Heteroatom doped graphene based hybrid electrode materials for supercapacitor applications

Abstract

A series of vanadium pentoxide (V2O5/G) nanocomposites with graphene and doped graphene was synthesized by a facile solvothermal route and the supercapacitor performance of the obtained materials were further examined. The various heteroatom doped graphene composites viz. B doped (V2O5/BG), N doped (V2O5/NG) and BN codoped graphene (V2O5/BNG) was analyzed systematically to understand the effect of the dopants and their electrochemical properties. The structural and morphology of the obtained nanocomposites were investigated by using X-ray diffraction (XRD), Field Emission Scanning Electron Microscope (FESEM), Thermogravimetric Analysis (TGA), Transmission Electron Microscope (TEM) and Brunauer, Emmett and Teller (BET). The results showed that the prepared V2O5 nanoparticles are deposited uniformly on graphene sheets. The electrochemical behavior of the nanocomposites were further analyzed to understand its supercapacitance properties in KOH electrolyte.

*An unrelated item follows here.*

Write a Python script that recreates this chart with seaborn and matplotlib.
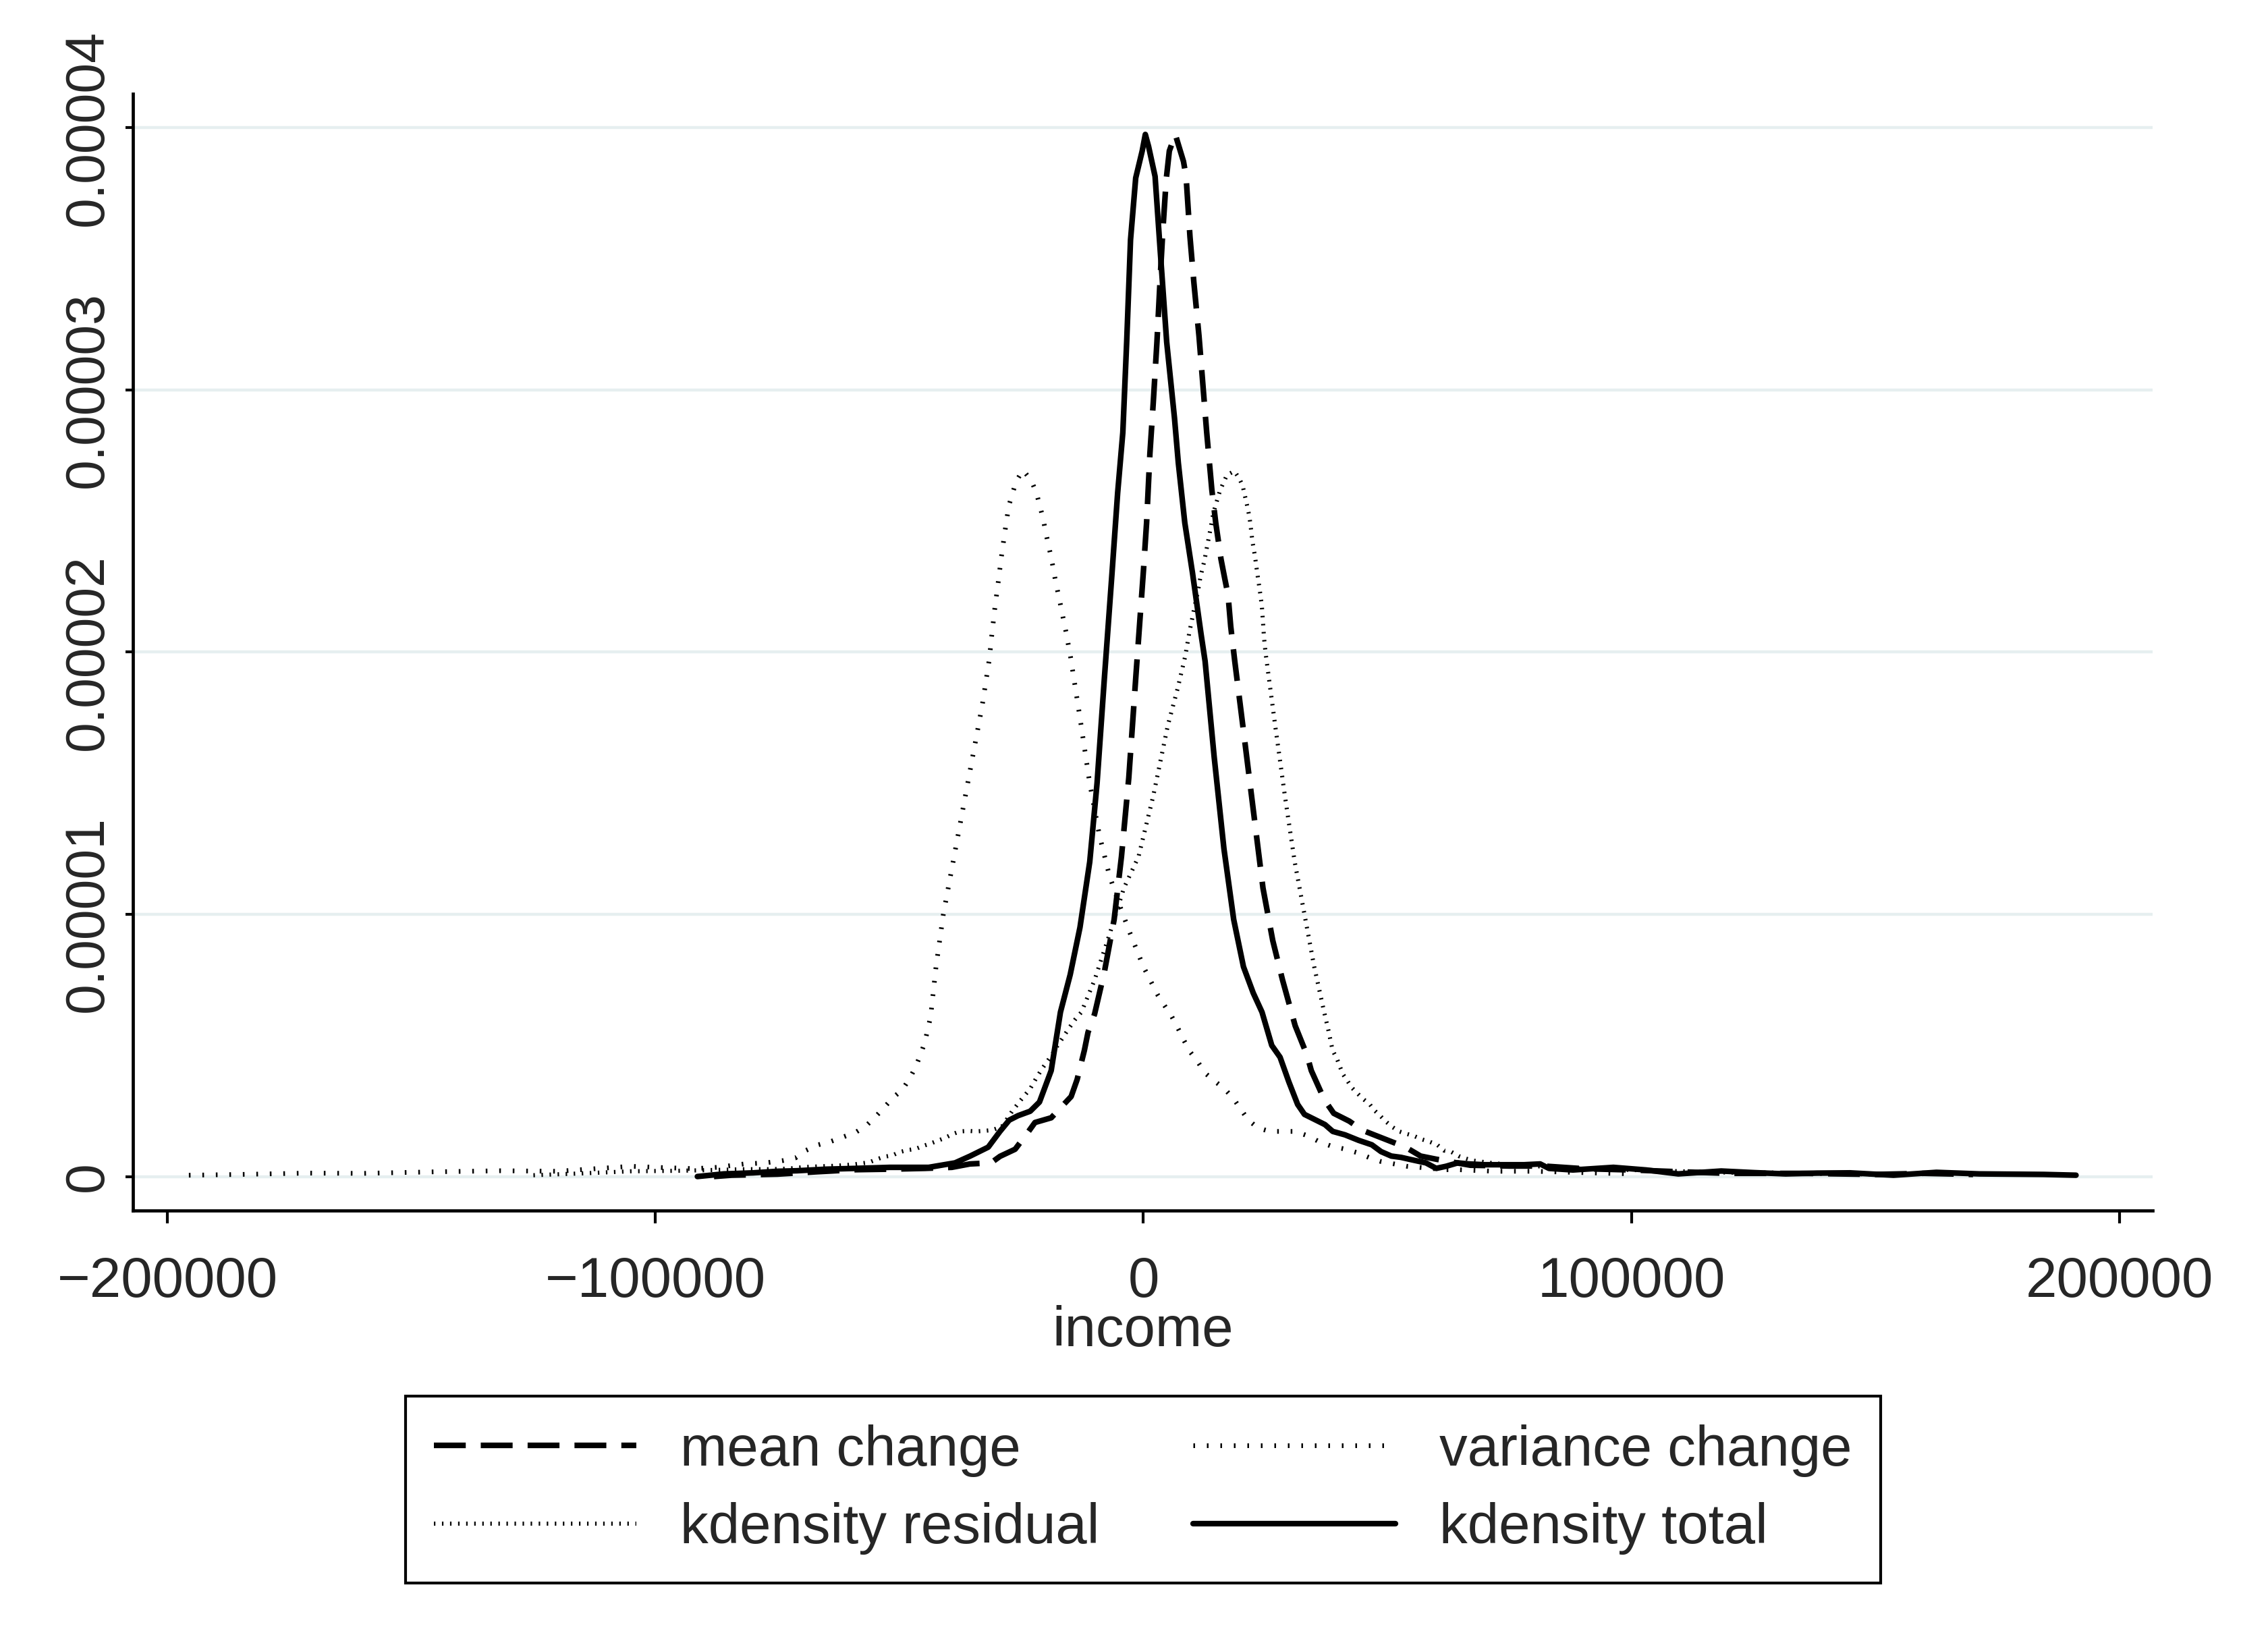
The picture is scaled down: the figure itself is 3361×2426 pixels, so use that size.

A maximum specific capacitance of 1032.6 F/g was observed for V2O5/NG at 1 mVs-1 scan rate. Galvanostatic charge/discharge curves showed an excellent cyclic stability with higher charge/discharge duration with an energy density of 185.86 Wh/Kg and a power density of 37.20 W/Kg respectively for V2O5/NG nanocomposite. The graphene moieties provide fast and smooth electron transfer between V2O5 materials, thus leading to higher electrode performance compared with V2O5. The doping of heteroatom on graphene has been proven to be an effective way to tailor the properties of graphene and render its potential use for supercapacitor electrodes.